Abstract

Although Speech Emotion Recognition (SER) is becoming an active research area, the state-of-the-art performance is limited by the scarcity of emotional datasets. The introduction of Multi-Task Learning (MTL) which jointly trains multiple relative tasks, can utilize more emotion-related information within limited data, enhancing the SER performance but also increasing the training difficulty. In this paper, we propose a primary-task driven adaptive loss function named as PTDA-Loss to adaptively adjust the task weights in the loss function, aiming to more reasonably allocate the learning resources in the training process and further improve the SER performance. We observe that excessive concern with the auxiliary task can lead to insufficient learning resources for SER, not conducive to SER performance improvement. Inspired by this finding, in PTDA-Loss, we retain the advantage of SER in the whole training process.

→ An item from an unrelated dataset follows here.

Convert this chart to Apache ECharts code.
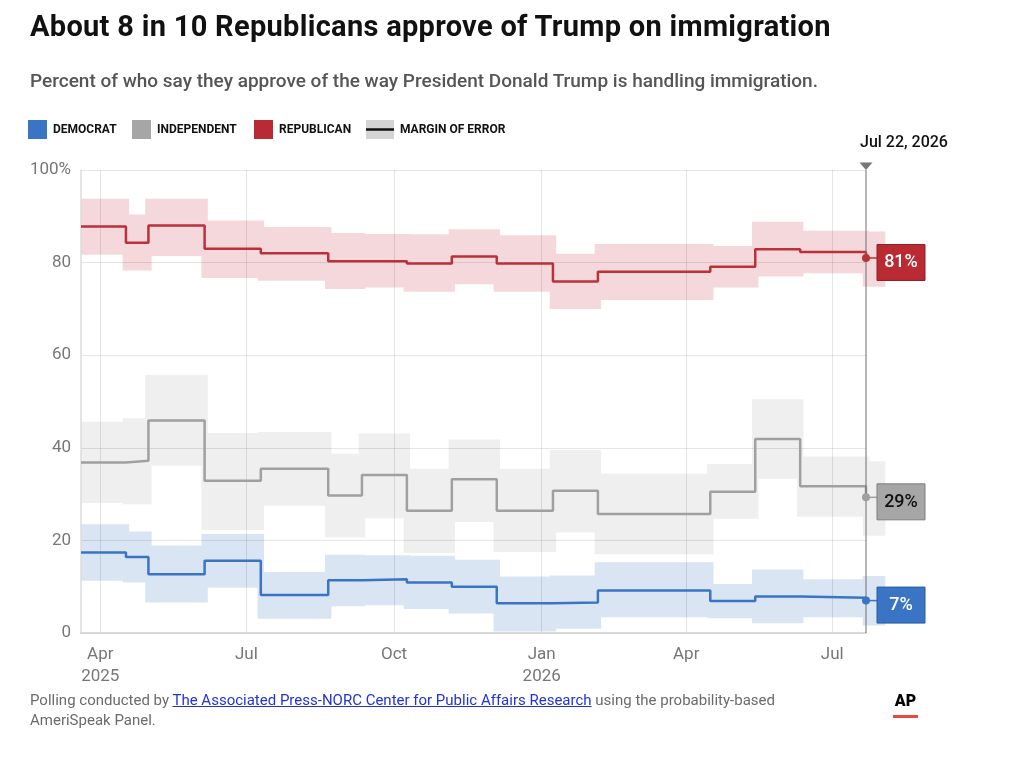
<!DOCTYPE html>
<html>
<head>
<meta charset="utf-8">
<title>About 8 in 10 Republicans approve of Trump on immigration</title>
<script src="https://cdn.jsdelivr.net/npm/echarts@6/dist/echarts.min.js"></script>
<style>
  html, body { margin: 0; padding: 0; background: #fff; }
  body { width: 1024px; height: 773px; position: relative; overflow: hidden; font-family: Roboto, "Noto Sans", sans-serif; }
  #chart { position: absolute; left: 0; top: 0; width: 1024px; height: 773px; }
  .txt { position: absolute; left: 30px; margin: 0; white-space: nowrap; z-index: 2; }
  h1.txt { top: 12px; font-size: 29px; line-height: 29px; font-weight: 700; color: #111; letter-spacing: 0.3px; }
  p.sub { top: 71px; font-size: 19px; line-height: 19px; font-weight: 500; color: #555; }
  p.foot { top: 690px; font-size: 15px; line-height: 20px; color: #6b6b6b; }
  p.foot a { color: #2233d6; text-decoration: underline; }
  .ap { position: absolute; left: 893px; top: 693px; width: 25px; text-align: center; font-size: 16px; line-height: 16px; font-weight: 900; color: #000; z-index: 2; }
  .ap-bar { position: absolute; left: 893px; top: 715px; width: 25px; height: 3px; background: #e8483f; z-index: 2; }
</style>
</head>
<body>
<h1 class="txt">About 8 in 10 Republicans approve of Trump on immigration</h1>
<p class="txt sub">Percent of who say they approve of the way President Donald Trump is handling immigration.</p>
<div id="chart"></div>
<p class="txt foot">Polling conducted by <a href="https://apnorc.org/">The Associated Press-NORC Center for Public Affairs Research</a> using the probability-based<br>AmeriSpeak Panel.</p>
<div class="ap">AP</div>
<div class="ap-bar"></div>
<script>
// poll dates (step changes) and estimates
const pollDates = ['2025-03-20', '2025-04-17', '2025-05-01', '2025-06-05', '2025-07-10', '2025-08-21',
    '2025-09-11', '2025-10-09', '2025-11-06', '2025-12-04', '2026-01-08', '2026-02-05',
    '2026-04-16', '2026-05-14', '2026-06-11', '2026-07-22'];
const lastBandEnd = '2026-08-03';
const latestLabel = 'Jul 22, 2026';

const demValues = [17.4, 16.4, 12.7, 15.6, 8.2, 11.4, 11.6, 10.9, 10.0, 6.4, 6.6, 9.2, 6.9, 7.9, 7.6, 7.0];
const demLow = [11.3, 10.9, 6.6, 9.8, 3.1, 5.8, 6.0, 5.2, 4.2, 0.3, 0.9, 3.4, 3.2, 2.1, 3.4, 1.6];
const demHigh = [23.5, 21.9, 18.9, 21.4, 13.2, 16.9, 16.8, 16.7, 15.8, 12.2, 12.4, 15.3, 10.6, 13.7, 11.6, 12.3];

const indValues = [36.8, 37.2, 45.9, 32.9, 35.5, 29.7, 34.1, 26.4, 33.2, 26.4, 30.7, 25.7, 30.5, 41.9, 31.7, 29.3];
const indLow = [28.1, 27.8, 36.1, 22.2, 27.5, 20.7, 24.8, 17.3, 24.0, 17.5, 21.7, 17.0, 24.7, 33.3, 25.1, 21.0];
const indHigh = [45.6, 46.4, 55.7, 43.2, 43.4, 38.7, 43.1, 35.5, 41.8, 35.5, 39.5, 34.4, 36.5, 50.5, 38.1, 37.1];

const repValues = [87.8, 84.3, 88.0, 83.0, 82.0, 80.3, 80.3, 79.8, 81.3, 79.8, 75.9, 78.0, 79.1, 82.9, 82.3, 81.0];
const repLow = [81.7, 78.3, 81.4, 76.7, 76.1, 74.3, 74.6, 73.7, 75.3, 73.7, 70.0, 71.9, 74.6, 77.0, 77.7, 74.8];
const repHigh = [93.8, 90.4, 93.8, 89.1, 87.7, 86.4, 86.2, 86.1, 87.2, 85.9, 81.9, 84.0, 83.6, 88.8, 86.9, 86.7];

const xTickDates = ['2025-04-01', '2025-07-01', '2025-10-01', '2026-01-01', '2026-04-01', '2026-07-01'];
const monthLabels = ['Jan', 'Feb', 'Mar', 'Apr', 'May', 'Jun', 'Jul', 'Aug', 'Sep', 'Oct', 'Nov', 'Dec'];
const yTicks = [0, 20, 40, 60, 80, 100];

const DAY = 86400000;
const BAND_PAD_DAYS = 2;
const FONT = 'Roboto, "Noto Sans", sans-serif';

function parseDay(s) {
    const [y, m, d] = s.split('-').map(Number);
    return new Date(y, m - 1, d).getTime();
}

const xMin = parseDay(pollDates[0]);
const xMax = parseDay(pollDates[pollDates.length - 1]);
const xTicks = xTickDates.map(parseDay);

const parties = [
    { name: 'Democrat', values: demValues, low: demLow, high: demHigh,
      line: '#3a74c4', band: '#dae5f3', box: '#3a74c4', boxBorder: '#2b5c9e', text: '#fff' },
    { name: 'Independent', values: indValues, low: indLow, high: indHigh,
      line: '#a0a0a0', band: '#efefef', box: '#a6a6a6', boxBorder: '#7c7c7c', text: '#111' },
    { name: 'Republican', values: repValues, low: repLow, high: repHigh,
      line: '#b9313a', band: '#f4d8dc', box: '#b92a33', boxBorder: '#8c1f27', text: '#fff' }
];

function bandData(low, high) {
    return pollDates.map((d, i) => {
        const start = Math.max(xMin, parseDay(d) - BAND_PAD_DAYS * DAY);
        const end = i < pollDates.length - 1
            ? parseDay(pollDates[i + 1]) + BAND_PAD_DAYS * DAY
            : parseDay(lastBandEnd);
        return [start, end, low[i], high[i]];
    });
}

const series = [];

parties.forEach(p => {
    series.push({
        name: p.name + ' MOE',
        type: 'custom',
        z: 1,
        clip: false,
        silent: true,
        encode: { x: [0, 1], y: [2, 3] },
        data: bandData(p.low, p.high),
        renderItem: (params, api) => {
            const a = api.coord([api.value(0), api.value(3)]);
            const b = api.coord([api.value(1), api.value(2)]);
            return {
                type: 'rect',
                shape: { x: a[0], y: a[1], width: b[0] - a[0], height: b[1] - a[1] },
                style: { fill: p.band }
            };
        }
    });
});

parties.forEach(p => {
    series.push({
        name: p.name,
        type: 'line',
        step: 'end',
        z: 3,
        symbol: 'none',
        silent: true,
        lineStyle: { color: p.line, width: 2.5 },
        data: pollDates.map((d, i) => [parseDay(d), p.values[i]])
    });
});

// vertical marker for latest poll
series.push({
    name: 'latest',
    type: 'custom',
    z: 3.5,
    clip: false,
    silent: true,
    encode: { x: 0, y: [1, 2] },
    data: [[xMax, 0, 100]],
    renderItem: (params, api) => {
        const top = api.coord([api.value(0), api.value(2)]);
        const bottom = api.coord([api.value(0), api.value(1)]);
        return {
            type: 'group',
            children: [
                { type: 'line', shape: { x1: top[0], y1: top[1], x2: bottom[0], y2: bottom[1] },
                  style: { stroke: '#6f6f6f', lineWidth: 1 } },
                { type: 'polygon', shape: { points: [[top[0] - 6.5, top[1] - 7.5], [top[0] + 6.5, top[1] - 7.5], [top[0], top[1]]] },
                  style: { fill: '#777' } },
                { type: 'text', x: top[0] - 6, y: top[1] - 27,
                  style: { text: latestLabel, fill: '#111', font: '500 16px ' + FONT, verticalAlign: 'middle' } }
            ]
        };
    }
});

// end dots and value boxes
parties.forEach(p => {
    const last = p.values.length - 1;
    series.push({
        name: p.name + ' end',
        type: 'custom',
        z: 4,
        clip: false,
        silent: true,
        encode: { x: 0, y: 1 },
        data: [[xMax, p.values[last]]],
        renderItem: (params, api) => {
            const pt = api.coord([api.value(0), api.value(1)]);
            const bx = pt[0] + 11;
            return {
                type: 'group',
                children: [
                    { type: 'line', shape: { x1: pt[0], y1: pt[1], x2: bx, y2: pt[1] },
                      style: { stroke: p.line, lineWidth: 1.5 } },
                    { type: 'circle', shape: { cx: pt[0], cy: pt[1], r: 4 }, style: { fill: p.line } },
                    { type: 'rect', shape: { x: bx, y: pt[1] - 13.5, width: 48, height: 36 },
                      style: { fill: p.box, stroke: p.boxBorder, lineWidth: 1 } },
                    { type: 'text', x: bx + 24, y: pt[1] + 4.8,
                      style: { text: Math.round(api.value(1)) + '%', fill: p.text, font: '500 18px ' + FONT,
                               align: 'center', verticalAlign: 'middle' } }
                ]
            };
        }
    });
});

const legendItems = [
    { x: 28, w: 19, label: 'DEMOCRAT', color: '#3a74c4' },
    { x: 132, w: 19, label: 'INDEPENDENT', color: '#a6a6a6' },
    { x: 254, w: 19, label: 'REPUBLICAN', color: '#b92a33' },
    { x: 366, w: 28, label: 'MARGIN OF ERROR', color: '#d4d4d4', moe: true }
];
const legendGraphics = [];
legendItems.forEach(it => {
    legendGraphics.push({ type: 'rect', shape: { x: it.x, y: 120, width: it.w, height: 19 }, style: { fill: it.color } });
    if (it.moe) {
        legendGraphics.push({ type: 'line', shape: { x1: it.x, y1: 129.5, x2: it.x + it.w, y2: 129.5 },
            style: { stroke: '#111', lineWidth: 2.5 } });
    }
    legendGraphics.push({ type: 'text', x: it.x + it.w + 6, y: 130,
        style: { text: it.label, fill: '#111', font: '700 12px ' + FONT, verticalAlign: 'middle' } });
});

const chart = echarts.init(document.getElementById('chart'), null, { renderer: 'canvas' });
chart.setOption({
    animation: false,
    backgroundColor: '#fff',
    textStyle: { fontFamily: FONT },
    grid: { left: 81, right: 158, top: 170, bottom: 140 },
    xAxis: {
        type: 'value',
        z: 1.5,
        min: xMin,
        max: xMax,
        axisLine: { show: true, onZero: false, lineStyle: { color: '#cfcfcf', width: 1.5 } },
        axisTick: { show: false, customValues: xTicks },
        splitLine: { show: true, lineStyle: { color: 'rgba(0,0,0,0.1)', width: 1 } },
        axisLabel: {
            customValues: xTicks,
            color: '#777',
            fontSize: 17,
            lineHeight: 22,
            margin: 11,
            formatter: val => {
                const d = new Date(val);
                const m = monthLabels[d.getMonth()];
                return (val === xTicks[0] || d.getMonth() === 0) ? m + '\n' + d.getFullYear() : m;
            }
        }
    },
    yAxis: {
        type: 'value',
        z: 1.5,
        min: yTicks[0],
        max: yTicks[yTicks.length - 1],
        interval: 20,
        axisLine: { show: true, lineStyle: { color: '#dcdcdc', width: 1.5 } },
        axisTick: { show: false },
        splitLine: { show: true, lineStyle: { color: 'rgba(0,0,0,0.1)', width: 1 } },
        axisLabel: {
            color: '#777',
            fontSize: 17,
            margin: 10,
            formatter: v => (v === 100 ? '100%' : String(v))
        }
    },
    graphic: legendGraphics,
    series: series
});

window.addEventListener('resize', () => chart.resize());
</script>
</body>
</html>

Meanwhile, the learning resources for the auxiliary task will be appropriately but not over compressed, ensuring the effective learning of useful information from the auxiliary task. To improve the model’s learning ability, furthermore, we first employ several dynamic convolutional layers as the backbone network. Regarding gender recognition and speaker recognition as the auxiliary task respectively, ablation experiments on the IEMOCAP, MSP-IMPROV and MELD datasets prove the rationality and effectiveness of PTDA-Loss. Additionally, comparative experiments demonstrate that our method achieves state-of-the-art performance on the three datasets, further enhancing the SER accuracy.